Hemicorporectomy is the most extreme amputation performed by doctors. In this surgery, the lower half of the body is removed, around the waist. Although it is called the hemicorporectomy, a more correct term would be the paracorporectomy, as hemi- implies left vs. right, whereas para- implies top vs. bottom. This amputation is performed as an extreme last resort, for people with extreme hip/lower body traumas or diseases.


The procedure for performing a hemicorporectomy consists of two surgeries. In the first surgery, an ileal conduit (bladder) and colostomy (intestines) are created. In the second surgery, the amputation is performed. Occasionally, the two surgeries are done at the same time.

Post-operation problems

After the operation, the heart must develop a new blood pressure point, as the enormous loss of blood volume leads to a reset. Also, due to the loss of portions of the intestines, there may be problems with the body receiving enough ions/electrolytes, which causes dehydration and other systemic problems. It is hard to determine how well the kidneys are functioning, as the formula used to determine kidney function does not work when a patient loses as much of their body as a hemicorporectomy patient loses.

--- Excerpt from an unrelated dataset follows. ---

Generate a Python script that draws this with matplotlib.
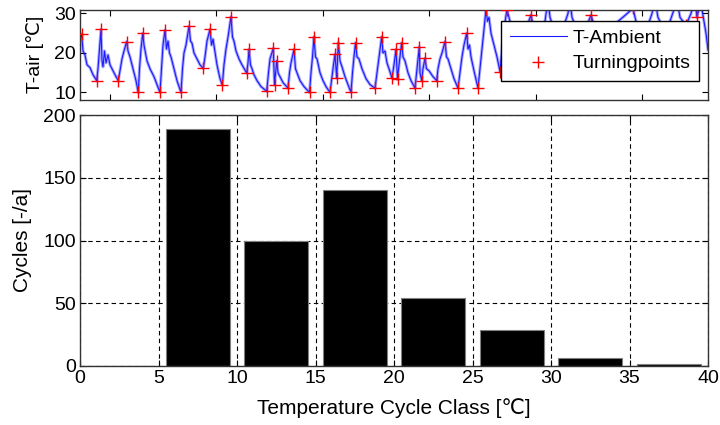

Traumatic Hemicorporectomy

In the event that someone loses more then half of their body in an accident, most hospitals will refuse to attempt to resuscitate or give life support to the patient. Hospitals see the condition as incompatible with life, due to the blood loss and potential for infection.


After the procedure, hemicorporectomy patients are generally fitted with a prosthetic, referred to as a bucket. Problems with the prosthetic have related to pressure problems, and overheating problems, as the prosthetic prevents a large area of skin from breathing. Currently, there is a fair deal of research and development of improved prosthetics that use air bubbles to deal with pressure problems, and different materials to deal with the overheating problem.